---------- RAW RECORDS

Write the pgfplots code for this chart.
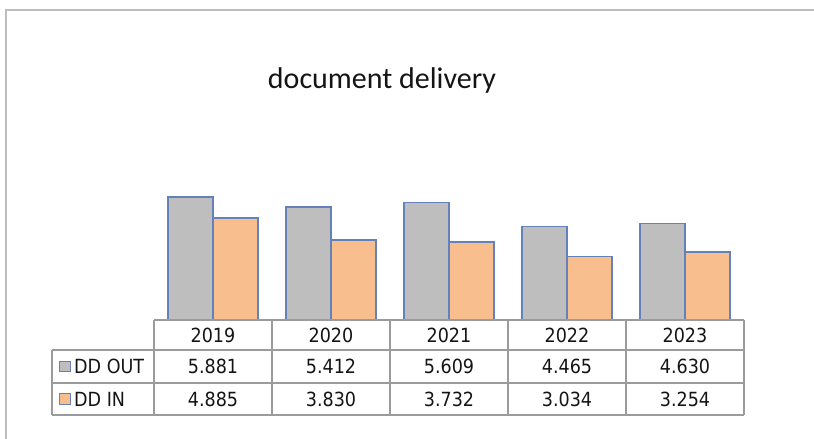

--------------------
---------- RAW RECORDS

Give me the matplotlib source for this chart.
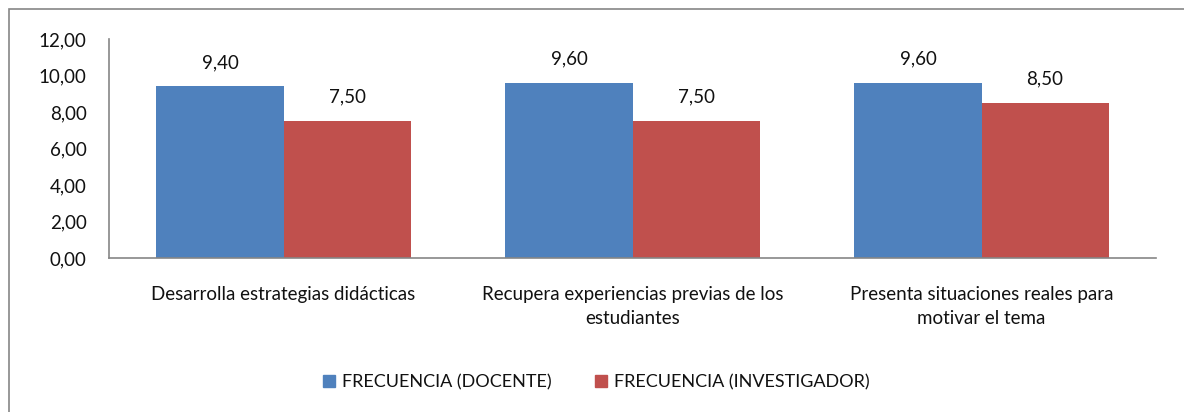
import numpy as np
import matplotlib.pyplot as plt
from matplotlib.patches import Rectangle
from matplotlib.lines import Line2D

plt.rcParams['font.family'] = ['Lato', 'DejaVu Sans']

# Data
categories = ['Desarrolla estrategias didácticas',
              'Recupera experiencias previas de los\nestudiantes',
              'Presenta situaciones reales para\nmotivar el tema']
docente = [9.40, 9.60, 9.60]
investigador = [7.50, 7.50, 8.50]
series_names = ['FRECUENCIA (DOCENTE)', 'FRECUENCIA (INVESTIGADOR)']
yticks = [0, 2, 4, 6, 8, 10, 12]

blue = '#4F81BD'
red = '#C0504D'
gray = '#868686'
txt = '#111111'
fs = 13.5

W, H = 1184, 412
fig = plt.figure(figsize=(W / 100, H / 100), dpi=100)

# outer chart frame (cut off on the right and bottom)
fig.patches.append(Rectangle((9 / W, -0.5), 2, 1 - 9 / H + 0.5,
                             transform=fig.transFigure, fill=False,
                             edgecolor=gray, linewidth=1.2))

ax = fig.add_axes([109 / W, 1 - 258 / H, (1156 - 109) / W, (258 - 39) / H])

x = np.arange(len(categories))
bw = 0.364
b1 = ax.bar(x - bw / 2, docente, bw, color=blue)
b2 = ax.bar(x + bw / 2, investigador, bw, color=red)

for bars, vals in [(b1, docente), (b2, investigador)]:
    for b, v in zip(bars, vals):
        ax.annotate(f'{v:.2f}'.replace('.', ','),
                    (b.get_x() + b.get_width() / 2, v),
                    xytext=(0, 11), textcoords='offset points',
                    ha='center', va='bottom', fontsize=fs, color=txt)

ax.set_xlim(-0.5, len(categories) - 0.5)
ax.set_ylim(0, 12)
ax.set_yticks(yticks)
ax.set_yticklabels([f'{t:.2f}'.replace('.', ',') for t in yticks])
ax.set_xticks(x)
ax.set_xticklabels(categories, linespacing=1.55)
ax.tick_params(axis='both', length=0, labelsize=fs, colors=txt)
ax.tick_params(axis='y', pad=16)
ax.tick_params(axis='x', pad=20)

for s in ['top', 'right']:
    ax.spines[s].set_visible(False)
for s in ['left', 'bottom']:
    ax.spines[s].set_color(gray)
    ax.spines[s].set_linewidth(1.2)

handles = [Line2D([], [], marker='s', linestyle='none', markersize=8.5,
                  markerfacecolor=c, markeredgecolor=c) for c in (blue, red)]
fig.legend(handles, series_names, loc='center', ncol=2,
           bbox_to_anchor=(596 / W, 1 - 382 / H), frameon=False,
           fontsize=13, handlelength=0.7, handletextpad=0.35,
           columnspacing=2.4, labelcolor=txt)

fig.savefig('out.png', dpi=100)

--------------------

**WHAT IS BEING ASKED:**
Without any pictures, set down the lines from the one holding "Give me the matplotlib source for this chart." through the one holding "fig = plt.figure(figsize=(W".

**EXERCISE RESPONSE:**
Give me the matplotlib source for this chart.
import numpy as np
import matplotlib.pyplot as plt
from matplotlib.patches import Rectangle
from matplotlib.lines import Line2D

plt.rcParams['font.family'] = ['Lato', 'DejaVu Sans']

# Data
categories = ['Desarrolla estrategias didácticas',
              'Recupera experiencias previas de los\nestudiantes',
              'Presenta situaciones reales para\nmotivar el tema']
docente = [9.40, 9.60, 9.60]
investigador = [7.50, 7.50, 8.50]
series_names = ['FRECUENCIA (DOCENTE)', 'FRECUENCIA (INVESTIGADOR)']
yticks = [0, 2, 4, 6, 8, 10, 12]

blue = '#4F81BD'
red = '#C0504D'
gray = '#868686'
txt = '#111111'
fs = 13.5

W, H = 1184, 412
fig = plt.figure(figsize=(W / 100, H / 100), dpi=100)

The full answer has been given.